Problem statement: Tell how many lines in the data below hold the string "this"; give nothing but the number.

Data block:
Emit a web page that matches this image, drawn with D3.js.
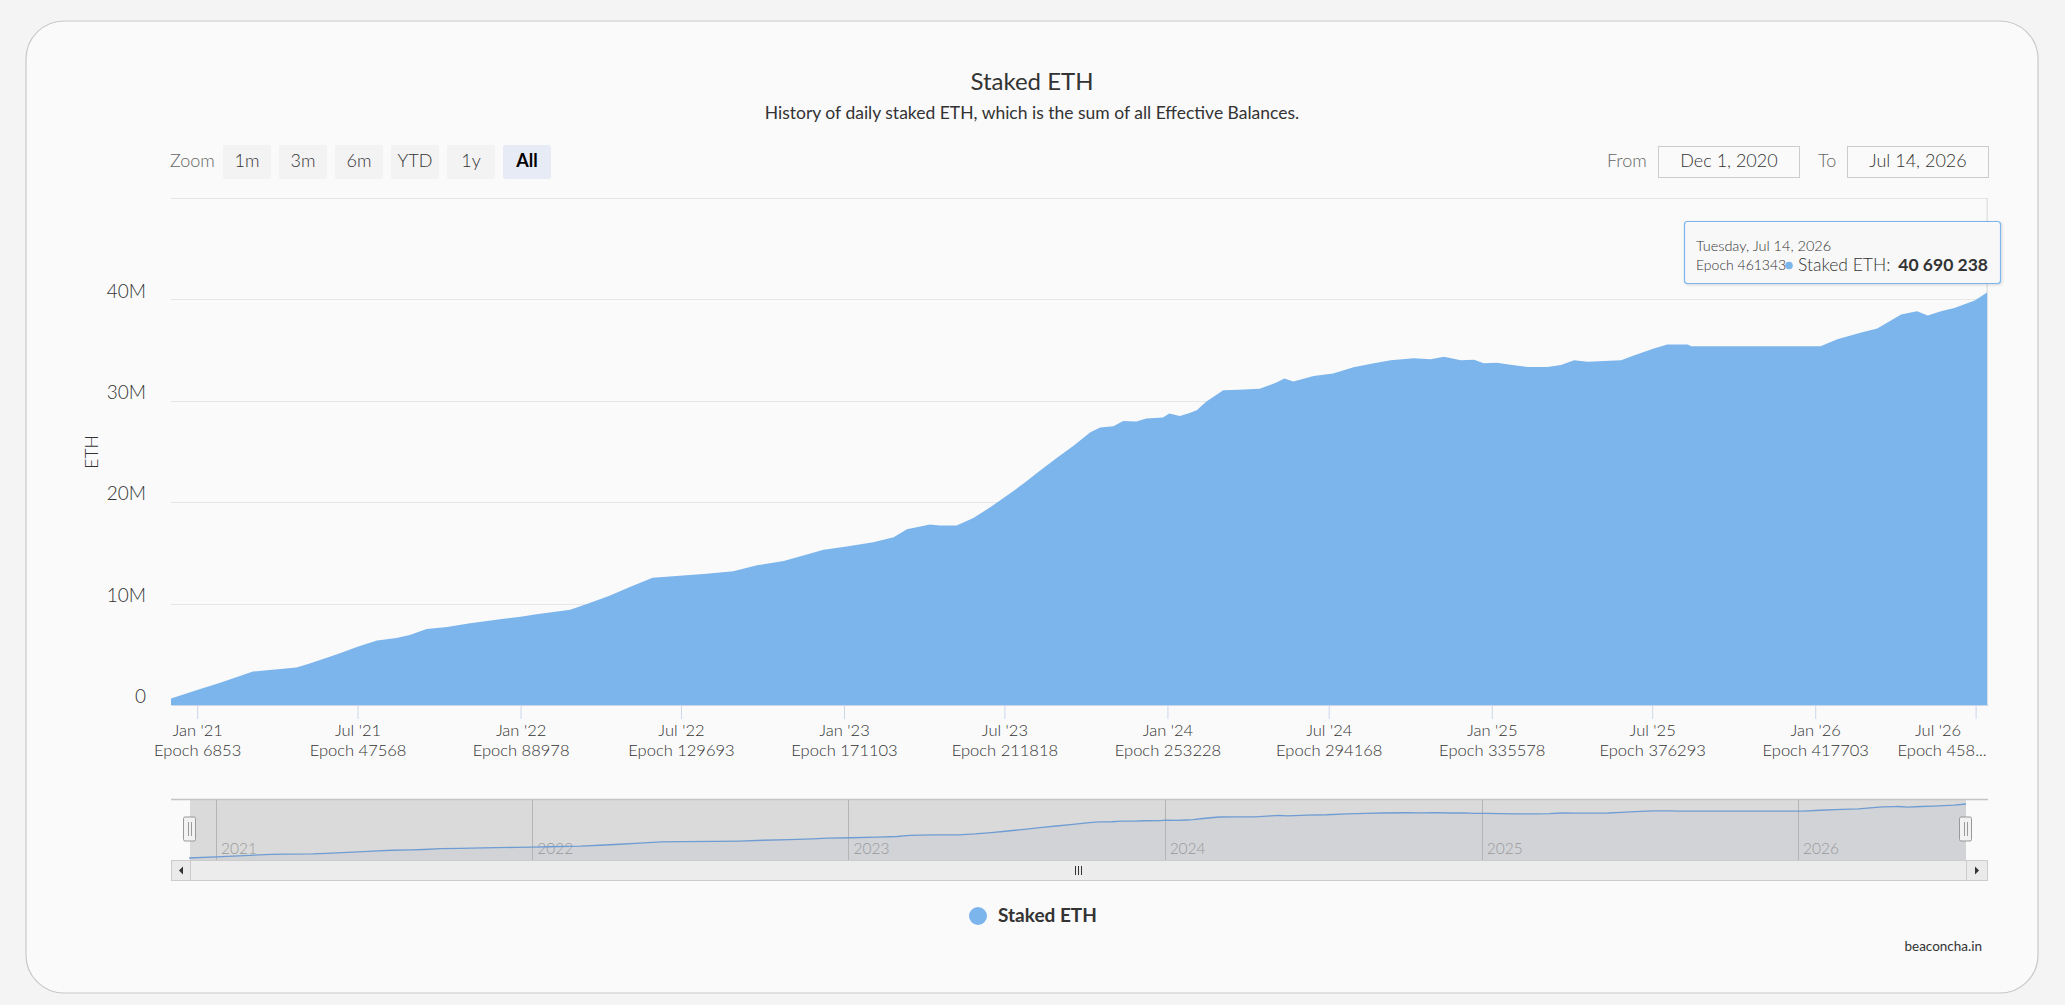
<!DOCTYPE html>
<html>
<head>
<meta charset="utf-8">
<script src="https://cdn.jsdelivr.net/npm/d3@7"></script>
<style>
  html, body { margin: 0; padding: 0; background: #f4f4f4; }
  svg { display: block; font-family: "Lato", "Open Sans", sans-serif; font-weight: 300; }
</style>
</head>
<body>
<svg id="chart" width="2065" height="1005"></svg>
<script>
// ---------------- data ----------------
const dates = ["2020-12-01","2021-01-01","2021-01-27","2021-03-05","2021-03-24","2021-04-23","2021-05-08","2021-06-08","2021-07-01","2021-07-23","2021-08-14","2021-08-29","2021-09-17","2021-10-10","2021-11-05","2021-12-13",
"2022-01-01","2022-01-19","2022-02-26","2022-03-20","2022-04-12","2022-05-05","2022-05-30","2022-06-22","2022-07-30","2022-08-29","2022-09-25","2022-10-25","2022-11-20","2022-12-09",
"2023-01-04","2023-02-03","2023-02-26","2023-03-13","2023-04-08","2023-04-19","2023-05-08","2023-05-27","2023-06-15","2023-07-04","2023-07-23","2023-08-10","2023-08-29","2023-09-17","2023-10-06","2023-10-17","2023-11-01","2023-11-12","2023-11-27","2023-12-08","2023-12-27",
"2024-01-03","2024-01-15","2024-01-26","2024-02-03","2024-02-14","2024-03-04","2024-03-22","2024-04-14","2024-05-03","2024-05-12","2024-05-22","2024-06-14","2024-07-06","2024-07-29","2024-08-21","2024-09-09","2024-10-05","2024-10-24","2024-11-08","2024-11-27","2024-12-12","2024-12-23",
"2025-01-07","2025-01-22","2025-02-10","2025-03-05","2025-03-20","2025-04-04","2025-04-19","2025-05-27","2025-06-11","2025-07-03","2025-07-18","2025-08-10","2025-08-14",
"2026-01-07","2026-01-26","2026-02-21","2026-03-12","2026-04-08","2026-04-23","2026-04-26","2026-05-08","2026-05-23","2026-06-07","2026-06-30","2026-07-14"];

// Staked ETH, millions
const stakedM = [0.6,1.48,2.2,3.3,3.45,3.7,4.1,5.0,5.75,6.35,6.6,6.9,7.5,7.7,8.05,8.5,
8.7,8.95,9.4,10.07,10.8,11.65,12.55,12.7,12.95,13.2,13.77,14.2,14.85,15.3,
15.63,16.06,16.55,17.34,17.8,17.7,17.7,18.45,19.5,20.65,21.86,23.1,24.35,25.57,26.9,27.37,27.5,28.0,27.96,28.25,28.35,
28.74,28.49,28.8,29.07,29.92,31.04,31.1,31.2,31.8,32.2,31.9,32.45,32.7,33.3,33.7,34.0,34.2,34.1,34.35,34.0,34.05,33.7,
33.76,33.56,33.33,33.33,33.53,34.0,33.86,34.0,34.5,35.17,35.56,35.56,35.37,
35.37,36.06,36.7,37.14,38.5,38.77,38.84,38.42,38.84,39.16,39.9,40.690238];

const xTickDates = ["2021-01-01","2021-07-01","2022-01-01","2022-07-01","2023-01-01","2023-07-01","2024-01-01","2024-07-01","2025-01-01","2025-07-01","2026-01-01","2026-07-01"];
const xTickMonths = ["Jan '21","Jul '21","Jan '22","Jul '22","Jan '23","Jul '23","Jan '24","Jul '24","Jan '25","Jul '25","Jan '26","Jul '26"];
const xTickEpochs = ["Epoch 6853","Epoch 47568","Epoch 88978","Epoch 129693","Epoch 171103","Epoch 211818","Epoch 253228","Epoch 294168","Epoch 335578","Epoch 376293","Epoch 417703","Epoch 458..."];
const yTicks = [0, 10e6, 20e6, 30e6, 40e6];
const yTickLabels = ["0","10M","20M","30M","40M"];
const gridValues = [10e6, 20e6, 30e6, 40e6, 50e6];
const navYears = ["2021","2022","2023","2024","2025","2026"];
const zoomButtons = ["1m","3m","6m","YTD","1y","All"];

const title = "Staked ETH";
const subtitle = "History of daily staked ETH, which is the sum of all Effective Balances.";
const tooltipDate = "Tuesday, Jul 14, 2026";
const tooltipEpoch = "Epoch 461343";
const tooltipValue = "40 690 238";

// ---------------- setup ----------------
const parse = d3.utcParse("%Y-%m-%d");
const data = dates.map((d, i) => ({date: parse(d), value: stakedM[i] * 1e6}));
const color = "#7cb5ec";

const svg = d3.select("#chart");

// card
svg.append("rect").attr("x", 26).attr("y", 21).attr("width", 2012).attr("height", 972)
  .attr("rx", 38).attr("fill", "#fafafa").attr("stroke", "#c9c9c9").attr("stroke-width", 1.2);

// title
svg.append("text").attr("x", 1032).attr("y", 90).attr("text-anchor", "middle")
  .attr("font-size", 24).attr("font-weight", 400).attr("fill", "#333").text(title);
svg.append("text").attr("x", 1032).attr("y", 119).attr("text-anchor", "middle")
  .attr("font-size", 17.5).attr("font-weight", 400).attr("fill", "#333").text(subtitle);

// plot geometry
const plot = {left: 171, right: 1988, top: 198, bottom: 705};

const x = d3.scaleUtc()
  .domain([new Date(Date.UTC(2020, 11, 2, 12)), new Date(Date.UTC(2026, 6, 15))])
  .range([plot.left, plot.right]);
const y = d3.scaleLinear().domain([0, 50e6]).range([plot.bottom, plot.top]);

// gridlines
svg.append("g").selectAll("line").data(gridValues).join("line")
  .attr("x1", plot.left).attr("x2", plot.right)
  .attr("y1", d => Math.round(y(d)) + 0.5).attr("y2", d => Math.round(y(d)) + 0.5)
  .attr("stroke", "#e6e6e6").attr("stroke-width", 1);

// thin crosshair at hovered point
const lastX = x(data[data.length-1].date);
svg.append("line").attr("x1", lastX).attr("x2", lastX)
  .attr("y1", plot.top).attr("y2", plot.bottom).attr("stroke", "#d6d6d6").attr("stroke-width", 1);

// clip
svg.append("clipPath").attr("id", "plotclip").append("rect")
  .attr("x", plot.left).attr("y", plot.top).attr("width", plot.right - plot.left).attr("height", plot.bottom - plot.top);

// main series (daily columns rendered as filled area)
const area = d3.area().x(d => x(d.date)).y0(y(0)).y1(d => y(d.value)).curve(d3.curveLinear);
svg.append("path").datum(data).attr("clip-path", "url(#plotclip)")
  .attr("d", area).attr("fill", color);

// x axis
const xAxis = d3.axisBottom(x)
  .tickValues(xTickDates.map(parse))
  .tickSize(14).tickSizeOuter(0)
  .tickFormat("");
const gx = svg.append("g").attr("transform", `translate(0,${plot.bottom})`).call(xAxis);
gx.select(".domain").attr("stroke", "#ccd6eb");
gx.selectAll(".tick line").attr("stroke", "#ccd6eb");
gx.selectAll(".tick").each(function(d, i) {
  const g = d3.select(this);
  const last = i === xTickDates.length - 1;
  const shift = last ? -38 : 0;
  g.append("text").attr("x", shift).attr("y", 31).attr("text-anchor", "middle")
    .attr("fill", "#333").attr("font-size", 16.5).attr("font-family", "Lato, sans-serif").text(xTickMonths[i]);
  g.append("text").attr("x", shift + (last ? 4 : 0)).attr("y", 51).attr("text-anchor", "middle")
    .attr("fill", "#333").attr("font-size", 16.5).attr("font-family", "Lato, sans-serif").text(xTickEpochs[i]);
});

// y axis
const yAxis = d3.axisLeft(y).tickValues(yTicks).tickSize(0)
  .tickFormat((d, i) => yTickLabels[i]);
const gy = svg.append("g").attr("transform", `translate(${plot.left - 25},0)`).call(yAxis);
gy.select(".domain").remove();
gy.selectAll(".tick text").attr("x", 0).attr("dy", "0.35em").attr("y", -9)
  .attr("fill", "#333").attr("font-size", 19).attr("font-family", "Lato, sans-serif");

svg.append("text").attr("transform", "translate(98,452) rotate(-90)").attr("text-anchor", "middle")
  .attr("font-size", 17.5).attr("fill", "#333").text("ETH");

// zoom buttons
svg.append("text").attr("x", 170).attr("y", 167).attr("font-size", 18).attr("fill", "#666").text("Zoom");
const btnX = (d, i) => 223 + i * 56;
const btn = svg.append("g").selectAll("g").data(zoomButtons).join("g")
  .attr("transform", (d, i) => `translate(${btnX(d, i)},145)`);
btn.append("rect").attr("width", 48).attr("height", 34).attr("rx", 2)
  .attr("fill", d => d === "All" ? "#e6ebf5" : "#f3f3f3");
btn.append("text").attr("x", 24).attr("y", 22).attr("text-anchor", "middle")
  .attr("font-size", 18).attr("font-weight", d => d === "All" ? "bold" : 300)
  .attr("fill", d => d === "All" ? "#000" : "#333").text(d => d);

// range inputs
svg.append("text").attr("x", 1607).attr("y", 167).attr("font-size", 18).attr("fill", "#666").text("From");
svg.append("rect").attr("x", 1658.5).attr("y", 146.5).attr("width", 141).attr("height", 31)
  .attr("fill", "#fafafa").attr("stroke", "#cccccc");
svg.append("text").attr("x", 1729).attr("y", 167).attr("text-anchor", "middle").attr("font-size", 18).attr("fill", "#333").text("Dec 1, 2020");
svg.append("text").attr("x", 1818).attr("y", 167).attr("font-size", 18).attr("fill", "#666").text("To");
svg.append("rect").attr("x", 1847.5).attr("y", 146.5).attr("width", 141).attr("height", 31)
  .attr("fill", "#fafafa").attr("stroke", "#cccccc");
svg.append("text").attr("x", 1918).attr("y", 167).attr("text-anchor", "middle").attr("font-size", 18).attr("fill", "#333").text("Jul 14, 2026");

// ---------------- navigator ----------------
const nav = {left: 190, right: 1966, top: 799, bottom: 860};
const nx = d3.scaleUtc().domain([parse("2020-12-02"), parse("2026-07-14")]).range([nav.left, nav.right]);
const ny = d3.scaleLinear().domain(d3.extent(data, d => d.value)).range([858, 804]);

svg.append("rect").attr("x", nav.left).attr("y", nav.top).attr("width", nav.right - nav.left)
  .attr("height", nav.bottom - nav.top).attr("fill", "#dadada");
const navArea = d3.area().x(d => nx(d.date)).y0(nav.bottom).y1(d => ny(d.value));
svg.append("path").datum(data).attr("d", navArea).attr("fill", "rgba(51,92,173,0.05)");

const yearDates = navYears.map(s => parse(s + "-01-01"));
svg.append("g").selectAll("line").data(yearDates).join("line")
  .attr("x1", d => Math.round(nx(d)) + 0.5).attr("x2", d => Math.round(nx(d)) + 0.5)
  .attr("y1", nav.top).attr("y2", nav.bottom).attr("stroke", "#b4b4b4");
svg.append("g").selectAll("text").data(yearDates).join("text")
  .attr("x", d => nx(d) + 5).attr("y", 854).attr("font-size", 15.5).attr("fill", "#999")
  .text((d, i) => navYears[i]);

const navLine = d3.line().x(d => nx(d.date)).y(d => ny(d.value));
svg.append("path").datum(data).attr("d", navLine).attr("fill", "none")
  .attr("stroke", "#6f9cd2").attr("stroke-width", 1.3);

// outline
svg.append("line").attr("x1", plot.left).attr("x2", plot.right).attr("y1", nav.top + 0.5).attr("y2", nav.top + 0.5)
  .attr("stroke", "#c4c4c4").attr("stroke-width", 1.3);

// handles
[nav.left, nav.right].forEach(hx => {
  const g = svg.append("g").attr("transform", `translate(${hx},829)`);
  g.append("rect").attr("x", -6.5).attr("y", -12).attr("width", 12).attr("height", 24).attr("rx", 1.5)
    .attr("fill", "#f2f2f2").attr("stroke", "#999");
  g.append("line").attr("x1", -1.5).attr("x2", -1.5).attr("y1", -7).attr("y2", 7).attr("stroke", "#999");
  g.append("line").attr("x1", 1.5).attr("x2", 1.5).attr("y1", -7).attr("y2", 7).attr("stroke", "#999");
});

// scrollbar
const sb = {top: 860, h: 20};
svg.append("rect").attr("x", plot.left + 0.5).attr("y", sb.top + 0.5).attr("width", plot.right - plot.left - 1).attr("height", sb.h)
  .attr("fill", "#f2f2f2").attr("stroke", "#cccccc");
svg.append("rect").attr("x", nav.left + 0.5).attr("y", sb.top + 0.5).attr("width", nav.right - nav.left).attr("height", sb.h)
  .attr("fill", "#ececec").attr("stroke", "#cccccc");
[[plot.left + 0.5, 1], [nav.right + 0.5, -1]].forEach(([bxl, dir]) => {
  const w = dir === 1 ? nav.left - plot.left : plot.right - nav.right - 1;
  svg.append("rect").attr("x", bxl).attr("y", sb.top + 0.5).attr("width", w).attr("height", sb.h)
    .attr("fill", "#eaeaea").attr("stroke", "#cccccc");
  const cx = bxl + w / 2, cy = sb.top + 10.5;
  const p = dir === 1 ? `M${cx+2},${cy-4}L${cx-2},${cy}L${cx+2},${cy+4}Z` : `M${cx-2},${cy-4}L${cx+2},${cy}L${cx-2},${cy+4}Z`;
  svg.append("path").attr("d", p).attr("fill", "#333");
});
const gripX = (nav.left + nav.right) / 2;
[-3, 0, 3].forEach(o => svg.append("line").attr("x1", gripX + o + 0.5).attr("x2", gripX + o + 0.5)
  .attr("y1", sb.top + 6).attr("y2", sb.top + 15).attr("stroke", "#333"));

// legend
svg.append("circle").attr("cx", 978).attr("cy", 916).attr("r", 9).attr("fill", color);
svg.append("text").attr("x", 998).attr("y", 922).attr("font-size", 19).attr("font-weight", "bold")
  .attr("fill", "#333").text(title);

// credit
svg.append("text").attr("x", 1982).attr("y", 951).attr("text-anchor", "end").attr("font-size", 13.5)
  .attr("font-weight", 400).attr("fill", "#333").text("beaconcha.in");

// ---------------- tooltip ----------------
const defs = svg.append("defs");
const f = defs.append("filter").attr("id", "shadow").attr("x", "-10%").attr("y", "-20%").attr("width", "130%").attr("height", "160%");
f.append("feDropShadow").attr("dx", 1).attr("dy", 1).attr("stdDeviation", 1.5).attr("flood-color", "#000").attr("flood-opacity", 0.15);

const tt = svg.append("g");
tt.append("rect").attr("x", 1684.5).attr("y", 221.5).attr("width", 316).attr("height", 62).attr("rx", 3)
  .attr("fill", "rgba(250,250,250,0.92)").attr("stroke", color).attr("stroke-width", 1.2).attr("filter", "url(#shadow)");
tt.append("text").attr("x", 1696).attr("y", 251).attr("font-size", 14.5).attr("fill", "#333").text(tooltipDate);
tt.append("text").attr("x", 1696).attr("y", 270).attr("font-size", 14).attr("fill", "#333").text(tooltipEpoch);
tt.append("circle").attr("cx", 1789).attr("cy", 265.5).attr("r", 3.8).attr("fill", color);
tt.append("text").attr("x", 1798).attr("y", 271).attr("font-size", 17.5).attr("fill", "#333").text("Staked ETH:");
tt.append("text").attr("x", 1988).attr("y", 271).attr("text-anchor", "end").attr("font-size", 17.5)
  .attr("font-weight", "bold").attr("fill", "#333").text(tooltipValue);
</script>
</body>
</html>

Full answer: 2